INFORMATION SHOWN →
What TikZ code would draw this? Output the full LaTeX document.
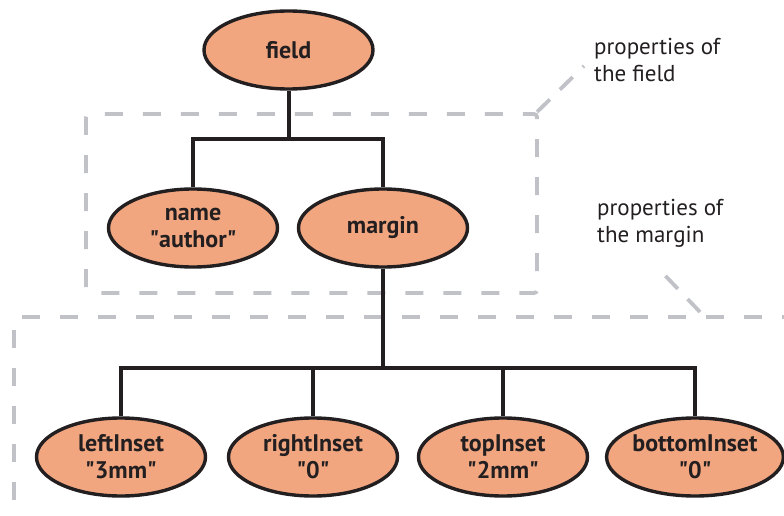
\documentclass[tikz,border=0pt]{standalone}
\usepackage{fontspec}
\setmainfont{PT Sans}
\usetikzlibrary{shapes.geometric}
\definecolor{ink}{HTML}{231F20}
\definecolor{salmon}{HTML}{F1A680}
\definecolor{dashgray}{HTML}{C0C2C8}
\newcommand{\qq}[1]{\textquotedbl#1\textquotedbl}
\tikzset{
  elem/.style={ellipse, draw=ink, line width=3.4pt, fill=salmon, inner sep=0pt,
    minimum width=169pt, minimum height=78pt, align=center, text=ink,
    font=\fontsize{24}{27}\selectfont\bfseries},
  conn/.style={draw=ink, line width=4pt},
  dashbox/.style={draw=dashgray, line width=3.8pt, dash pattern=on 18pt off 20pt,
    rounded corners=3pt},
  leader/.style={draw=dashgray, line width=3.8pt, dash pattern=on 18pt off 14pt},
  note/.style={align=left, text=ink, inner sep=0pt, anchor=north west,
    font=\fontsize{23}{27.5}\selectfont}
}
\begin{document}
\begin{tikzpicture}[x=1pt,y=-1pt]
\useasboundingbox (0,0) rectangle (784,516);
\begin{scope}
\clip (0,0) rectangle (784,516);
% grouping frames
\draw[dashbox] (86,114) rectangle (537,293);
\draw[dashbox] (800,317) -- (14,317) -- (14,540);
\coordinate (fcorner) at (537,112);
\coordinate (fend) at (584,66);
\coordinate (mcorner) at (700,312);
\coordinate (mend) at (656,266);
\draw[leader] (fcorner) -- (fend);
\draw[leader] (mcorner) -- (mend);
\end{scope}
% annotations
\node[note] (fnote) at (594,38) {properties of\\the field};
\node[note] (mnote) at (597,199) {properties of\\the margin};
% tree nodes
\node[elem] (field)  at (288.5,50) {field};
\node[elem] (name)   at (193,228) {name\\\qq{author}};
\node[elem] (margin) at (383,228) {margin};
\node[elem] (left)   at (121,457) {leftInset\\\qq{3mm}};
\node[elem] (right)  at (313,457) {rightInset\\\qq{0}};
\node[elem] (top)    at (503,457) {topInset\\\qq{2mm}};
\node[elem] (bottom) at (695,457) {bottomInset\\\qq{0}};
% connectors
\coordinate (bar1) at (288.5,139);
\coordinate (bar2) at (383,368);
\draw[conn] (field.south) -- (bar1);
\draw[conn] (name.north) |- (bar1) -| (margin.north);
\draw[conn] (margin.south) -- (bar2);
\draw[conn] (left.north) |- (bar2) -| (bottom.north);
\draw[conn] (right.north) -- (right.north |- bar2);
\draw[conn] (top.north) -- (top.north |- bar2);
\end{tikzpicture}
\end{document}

EXERCISE → Copy the listing in full and without alteration, omitting every picture.

RESULT →
What TikZ code would draw this? Output the full LaTeX document.
\documentclass[tikz,border=0pt]{standalone}
\usepackage{fontspec}
\setmainfont{PT Sans}
\usetikzlibrary{shapes.geometric}
\definecolor{ink}{HTML}{231F20}
\definecolor{salmon}{HTML}{F1A680}
\definecolor{dashgray}{HTML}{C0C2C8}
\newcommand{\qq}[1]{\textquotedbl#1\textquotedbl}
\tikzset{
  elem/.style={ellipse, draw=ink, line width=3.4pt, fill=salmon, inner sep=0pt,
    minimum width=169pt, minimum height=78pt, align=center, text=ink,
    font=\fontsize{24}{27}\selectfont\bfseries},
  conn/.style={draw=ink, line width=4pt},
  dashbox/.style={draw=dashgray, line width=3.8pt, dash pattern=on 18pt off 20pt,
    rounded corners=3pt},
  leader/.style={draw=dashgray, line width=3.8pt, dash pattern=on 18pt off 14pt},
  note/.style={align=left, text=ink, inner sep=0pt, anchor=north west,
    font=\fontsize{23}{27.5}\selectfont}
}
\begin{document}
\begin{tikzpicture}[x=1pt,y=-1pt]
\useasboundingbox (0,0) rectangle (784,516);
\begin{scope}
\clip (0,0) rectangle (784,516);
% grouping frames
\draw[dashbox] (86,114) rectangle (537,293);
\draw[dashbox] (800,317) -- (14,317) -- (14,540);
\coordinate (fcorner) at (537,112);
\coordinate (fend) at (584,66);
\coordinate (mcorner) at (700,312);
\coordinate (mend) at (656,266);
\draw[leader] (fcorner) -- (fend);
\draw[leader] (mcorner) -- (mend);
\end{scope}
% annotations
\node[note] (fnote) at (594,38) {properties of\\the field};
\node[note] (mnote) at (597,199) {properties of\\the margin};
% tree nodes
\node[elem] (field)  at (288.5,50) {field};
\node[elem] (name)   at (193,228) {name\\\qq{author}};
\node[elem] (margin) at (383,228) {margin};
\node[elem] (left)   at (121,457) {leftInset\\\qq{3mm}};
\node[elem] (right)  at (313,457) {rightInset\\\qq{0}};
\node[elem] (top)    at (503,457) {topInset\\\qq{2mm}};
\node[elem] (bottom) at (695,457) {bottomInset\\\qq{0}};
% connectors
\coordinate (bar1) at (288.5,139);
\coordinate (bar2) at (383,368);
\draw[conn] (field.south) -- (bar1);
\draw[conn] (name.north) |- (bar1) -| (margin.north);
\draw[conn] (margin.south) -- (bar2);
\draw[conn] (left.north) |- (bar2) -| (bottom.north);
\draw[conn] (right.north) -- (right.north |- bar2);
\draw[conn] (top.north) -- (top.north |- bar2);
\end{tikzpicture}
\end{document}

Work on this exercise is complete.